Temporal Exploration of Random Spanning Tree Models

The Temporal Graph Exploration problem (TEXP) takes as input a temporal graph, i.e., a sequence of graphs $(G_i)_{i\in \mathbb{N}}$ on the same vertex set, and asks for a walk of shortest length visiting all vertices, where the $i$-th step uses an edge from $G_i$. If each such $G_i$ is connected, then an exploration of length $n^2$ exists, and this is known to be the best possible up to a constant. More fine-grained lower and upper bounds have been obtained for restricted temporal graph classes, however, for several fundamental classes, a large gap persists between known bounds, and it remains unclear which properties of a temporal graph make it inherently difficult to explore. Motivated by this limited understanding and the central role of the Temporal Graph Exploration problem in temporal graph theory, we study the problem in a randomised setting. We introduce the Random Spanning Tree (RST) model, which consists of a set of $n$-vertex trees together with an arbitrary probability distribution $\mu$ over this set.
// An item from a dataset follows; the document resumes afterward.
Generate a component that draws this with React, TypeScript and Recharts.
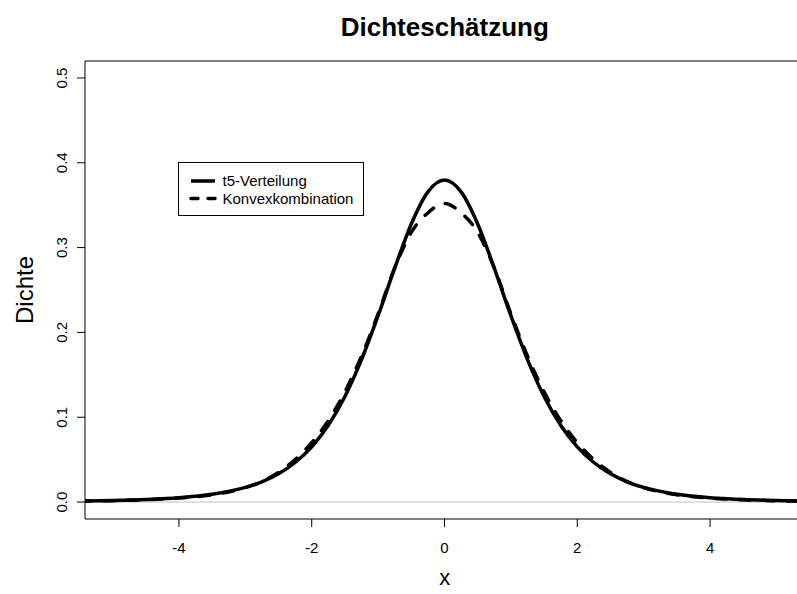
import {
  LineChart,
  Line,
  XAxis,
  YAxis,
  ReferenceLine,
  ReferenceArea,
} from 'recharts';

const xValues = [
  -5.5, -5, -4.5, -4, -3.5, -3, -2.75, -2.5, -2.25, -2, -1.75, -1.5, -1.25, -1, -0.75, -0.5, -0.25,
  0, 0.25, 0.5, 0.75, 1, 1.25, 1.5, 1.75, 2, 2.25, 2.5, 2.75, 3, 3.5, 4, 4.5, 5, 5.5,
];

const t5Values = [
  0.0011, 0.0018, 0.003, 0.0051, 0.0092, 0.0173, 0.0239, 0.0333, 0.0466, 0.0651, 0.0905, 0.1245, 0.1679, 0.2197, 0.2757, 0.3279, 0.3657,
  0.3796, 0.3657, 0.3279, 0.2757, 0.2197, 0.1679, 0.1245, 0.0905, 0.0651, 0.0466, 0.0333, 0.0239, 0.0173, 0.0092, 0.0051, 0.003, 0.0018, 0.0011,
];

const konvexValues = [
  0.001, 0.0016, 0.0027, 0.0047, 0.0085, 0.017, 0.024, 0.035, 0.05, 0.07, 0.096, 0.13, 0.172, 0.222, 0.276, 0.318, 0.341,
  0.352, 0.341, 0.318, 0.276, 0.222, 0.172, 0.13, 0.096, 0.07, 0.05, 0.035, 0.024, 0.017, 0.0085, 0.0047, 0.0027, 0.0016, 0.001,
];

const xTicks = [-4, -2, 0, 2, 4];
const yTicks = [0, 0.1, 0.2, 0.3, 0.4, 0.5];

const seriesNames = ['t5-Verteilung', 'Konvexkombination'];

const data = xValues.map((x, i) => ({ x, t5: t5Values[i], konvex: konvexValues[i] }));

const FONT = '"Liberation Sans", Arial, sans-serif';
const X_MIN = -5.415;
const X_MAX = 5.415;
const Y_MIN = -0.02;
const Y_MAX = 0.52;

const YTick = (props: any) => {
  const { y, payload } = props;
  return (
    <text
      x={67}
      y={y}
      transform={`rotate(-90, 67, ${y})`}
      textAnchor="middle"
      fontFamily={FONT}
      fontSize={15}
      fill="#000"
    >
      {payload.value.toFixed(1)}
    </text>
  );
};

const XTick = (props: any) => {
  const { x, payload } = props;
  return (
    <text x={x} y={553} textAnchor="middle" fontFamily={FONT} fontSize={15} fill="#000">
      {payload.value}
    </text>
  );
};

export default function App() {
  return (
    <div style={{ position: 'absolute', left: 0, top: 0, width: 797, height: 594, overflow: 'hidden', background: '#fff' }}>
      <LineChart width={806} height={594} data={data} margin={{ top: 61, right: 2, bottom: 0, left: 0 }}>
        <XAxis
          dataKey="x"
          type="number"
          domain={[X_MIN, X_MAX]}
          ticks={xTicks}
          allowDataOverflow
          axisLine={false}
          tickLine={{ stroke: '#000' }}
          tickSize={8}
          height={75}
          tick={<XTick />}
        />
        <YAxis
          type="number"
          domain={[Y_MIN, Y_MAX]}
          ticks={yTicks}
          allowDataOverflow
          axisLine={false}
          tickLine={{ stroke: '#000' }}
          tickSize={8}
          width={85}
          tick={<YTick />}
        />
        <ReferenceLine y={0} stroke="#bebebe" strokeWidth={1} />
        <ReferenceArea x1={X_MIN} x2={X_MAX} y1={Y_MIN} y2={Y_MAX} fill="none" stroke="#000" strokeWidth={1} fillOpacity={0} />
        <Line
          type="monotone"
          dataKey="t5"
          name={seriesNames[0]}
          stroke="#000"
          strokeWidth={3.5}
          dot={false}
          isAnimationActive={false}
        />
        <Line
          type="monotone"
          dataKey="konvex"
          name={seriesNames[1]}
          stroke="#000"
          strokeWidth={3.5}
          strokeDasharray="11 13"
          strokeLinecap="round"
          dot={false}
          isAnimationActive={false}
        />
      </LineChart>
      <svg width={797} height={594} style={{ position: 'absolute', left: 0, top: 0, pointerEvents: 'none' }}>
        <text x={444.8} y={36} textAnchor="middle" fontFamily={FONT} fontSize={26} fontWeight="bold" fill="#000">
          Dichteschätzung
        </text>
        <text x={33} y={290} transform="rotate(-90, 33, 290)" textAnchor="middle" fontFamily={FONT} fontSize={24} fill="#000">
          Dichte
        </text>
        <text x={444.8} y={585} textAnchor="middle" fontFamily={FONT} fontSize={22} fill="#000">
          x
        </text>
        <g transform="translate(178, 162)">
          <rect x={0.5} y={0.5} width={185} height={53} fill="#fff" stroke="#000" />
          <line x1={13} x2={37} y1={19} y2={19} stroke="#000" strokeWidth={3.5} />
          <line x1={13} x2={37} y1={36.5} y2={36.5} stroke="#000" strokeWidth={3.5} strokeDasharray="7 10" strokeLinecap="round" />
          <text x={44.5} y={24} fontFamily={FONT} fontSize={15} fill="#000">{seriesNames[0]}</text>
          <text x={44.5} y={41.5} fontFamily={FONT} fontSize={15} fill="#000">{seriesNames[1]}</text>
        </g>
      </svg>
    </div>
  );
}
A random temporal graph generated by the RST model is a sequence of independent samples drawn from $\mu$. We initiate a systematic study of the Temporal Graph Exploration problem in such random temporal graphs and establish tight general bounds on exploration time. Our first main result proves that any RST model can, with high probability (w.h.p.), be explored in $O(n^{3/2})$ time, and we show that this bound is tight up to a constant factor. This demonstrates a fundamental difference between the adversarial and random settings. Our second main result shows that if all trees of an RST are subgraphs of a fixed graph with $m$ edges then, w.h.p.\ , it can be explored in $O(m)$ time.